Exercise brief:
Every line with the string "this" should be gathered.

== Extracted data ==

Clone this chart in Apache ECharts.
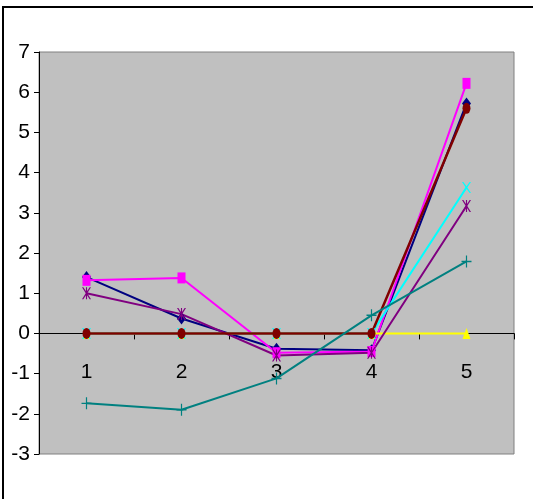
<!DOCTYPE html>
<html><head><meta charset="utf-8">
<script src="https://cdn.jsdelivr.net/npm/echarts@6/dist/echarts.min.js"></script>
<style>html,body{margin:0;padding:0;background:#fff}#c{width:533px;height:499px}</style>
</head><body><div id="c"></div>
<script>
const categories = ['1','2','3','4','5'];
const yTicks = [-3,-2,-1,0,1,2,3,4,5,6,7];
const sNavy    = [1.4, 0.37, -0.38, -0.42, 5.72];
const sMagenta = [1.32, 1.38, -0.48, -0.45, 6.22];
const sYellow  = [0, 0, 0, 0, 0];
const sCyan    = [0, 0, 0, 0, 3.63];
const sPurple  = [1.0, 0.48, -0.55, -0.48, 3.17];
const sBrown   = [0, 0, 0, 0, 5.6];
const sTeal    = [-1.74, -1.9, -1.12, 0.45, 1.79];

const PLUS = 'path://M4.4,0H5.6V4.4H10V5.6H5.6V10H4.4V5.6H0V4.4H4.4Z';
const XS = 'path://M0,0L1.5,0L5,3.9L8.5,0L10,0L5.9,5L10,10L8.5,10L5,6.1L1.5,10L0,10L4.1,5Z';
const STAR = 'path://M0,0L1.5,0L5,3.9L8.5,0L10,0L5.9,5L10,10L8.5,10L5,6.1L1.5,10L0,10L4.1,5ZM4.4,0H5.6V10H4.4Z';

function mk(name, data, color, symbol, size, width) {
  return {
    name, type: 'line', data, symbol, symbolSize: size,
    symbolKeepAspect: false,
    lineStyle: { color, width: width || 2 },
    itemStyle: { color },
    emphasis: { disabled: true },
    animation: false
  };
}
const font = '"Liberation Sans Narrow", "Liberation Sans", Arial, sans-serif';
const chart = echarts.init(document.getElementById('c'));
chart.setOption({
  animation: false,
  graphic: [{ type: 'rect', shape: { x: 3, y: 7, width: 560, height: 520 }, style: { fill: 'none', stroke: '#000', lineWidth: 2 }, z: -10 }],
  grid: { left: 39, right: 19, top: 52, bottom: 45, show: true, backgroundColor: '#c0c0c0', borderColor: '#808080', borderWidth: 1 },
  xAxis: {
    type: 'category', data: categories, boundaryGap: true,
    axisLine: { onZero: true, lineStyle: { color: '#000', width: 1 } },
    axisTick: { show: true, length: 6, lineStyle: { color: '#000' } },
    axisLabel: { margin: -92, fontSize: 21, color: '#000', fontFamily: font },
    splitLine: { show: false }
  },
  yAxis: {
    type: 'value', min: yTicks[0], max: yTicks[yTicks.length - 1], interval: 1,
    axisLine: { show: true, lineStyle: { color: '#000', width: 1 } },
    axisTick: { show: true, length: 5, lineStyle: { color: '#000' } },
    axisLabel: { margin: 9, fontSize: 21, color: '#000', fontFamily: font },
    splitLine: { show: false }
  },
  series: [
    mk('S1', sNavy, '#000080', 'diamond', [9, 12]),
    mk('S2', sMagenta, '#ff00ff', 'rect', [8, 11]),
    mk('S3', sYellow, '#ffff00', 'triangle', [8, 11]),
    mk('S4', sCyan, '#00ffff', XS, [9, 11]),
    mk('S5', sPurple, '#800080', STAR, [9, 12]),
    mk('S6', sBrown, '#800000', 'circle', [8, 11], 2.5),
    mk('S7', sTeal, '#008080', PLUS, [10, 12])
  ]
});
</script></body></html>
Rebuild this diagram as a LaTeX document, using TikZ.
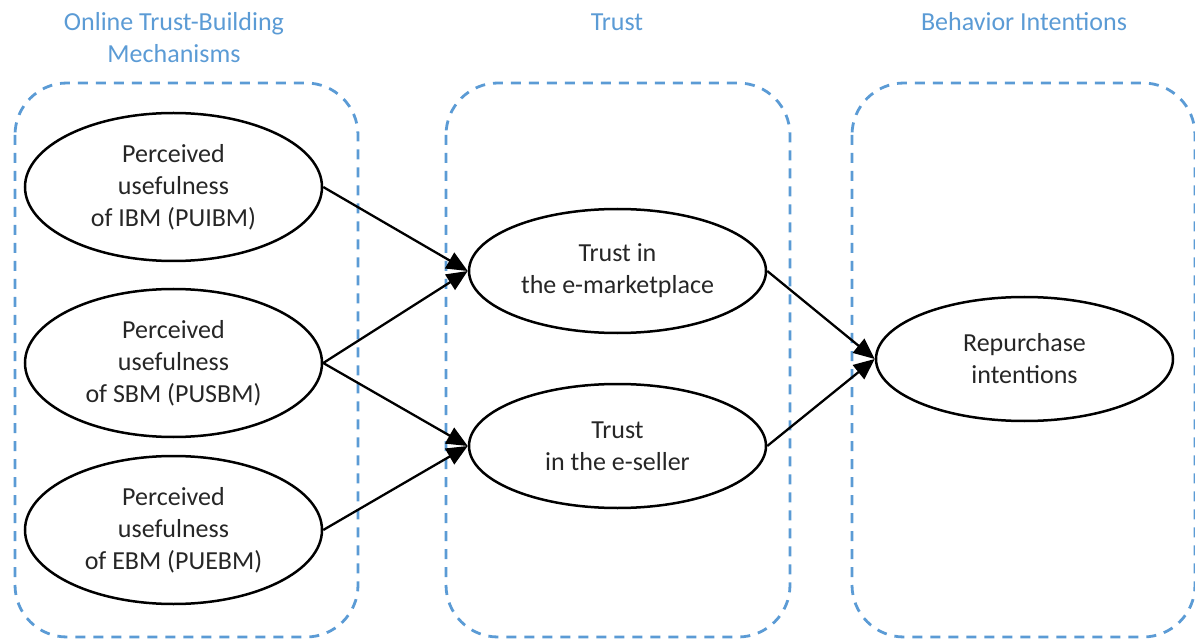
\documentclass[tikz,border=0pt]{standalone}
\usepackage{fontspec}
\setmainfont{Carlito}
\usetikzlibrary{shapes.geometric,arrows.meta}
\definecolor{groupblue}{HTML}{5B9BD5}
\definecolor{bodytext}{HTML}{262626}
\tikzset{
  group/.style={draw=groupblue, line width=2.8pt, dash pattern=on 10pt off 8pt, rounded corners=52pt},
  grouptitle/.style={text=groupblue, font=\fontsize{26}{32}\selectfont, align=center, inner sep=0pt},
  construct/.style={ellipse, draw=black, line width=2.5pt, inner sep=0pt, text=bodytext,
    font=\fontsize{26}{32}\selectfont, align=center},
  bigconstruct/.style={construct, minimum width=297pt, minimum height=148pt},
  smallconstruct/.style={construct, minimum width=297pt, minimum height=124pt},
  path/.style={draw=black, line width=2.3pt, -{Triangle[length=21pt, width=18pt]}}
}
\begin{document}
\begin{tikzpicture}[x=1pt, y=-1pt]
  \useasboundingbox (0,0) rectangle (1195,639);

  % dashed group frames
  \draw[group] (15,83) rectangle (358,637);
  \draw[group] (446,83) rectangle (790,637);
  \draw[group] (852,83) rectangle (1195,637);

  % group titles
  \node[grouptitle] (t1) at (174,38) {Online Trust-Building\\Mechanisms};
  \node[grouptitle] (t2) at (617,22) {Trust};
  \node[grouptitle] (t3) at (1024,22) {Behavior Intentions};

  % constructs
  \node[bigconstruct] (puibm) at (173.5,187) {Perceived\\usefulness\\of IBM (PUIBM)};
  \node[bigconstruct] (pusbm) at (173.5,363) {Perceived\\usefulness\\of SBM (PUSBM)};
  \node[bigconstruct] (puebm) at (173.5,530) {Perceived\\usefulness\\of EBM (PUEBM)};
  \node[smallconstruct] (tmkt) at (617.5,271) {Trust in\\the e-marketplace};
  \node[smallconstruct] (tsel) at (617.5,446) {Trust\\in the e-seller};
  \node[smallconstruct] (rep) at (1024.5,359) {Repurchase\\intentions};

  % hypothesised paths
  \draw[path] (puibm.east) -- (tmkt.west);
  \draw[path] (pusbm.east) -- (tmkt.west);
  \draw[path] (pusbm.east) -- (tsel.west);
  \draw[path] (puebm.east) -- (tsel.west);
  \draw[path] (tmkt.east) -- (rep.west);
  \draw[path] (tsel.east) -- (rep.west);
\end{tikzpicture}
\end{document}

===

Final result:
Clone this chart in Apache ECharts.
Rebuild this diagram as a LaTeX document, using TikZ.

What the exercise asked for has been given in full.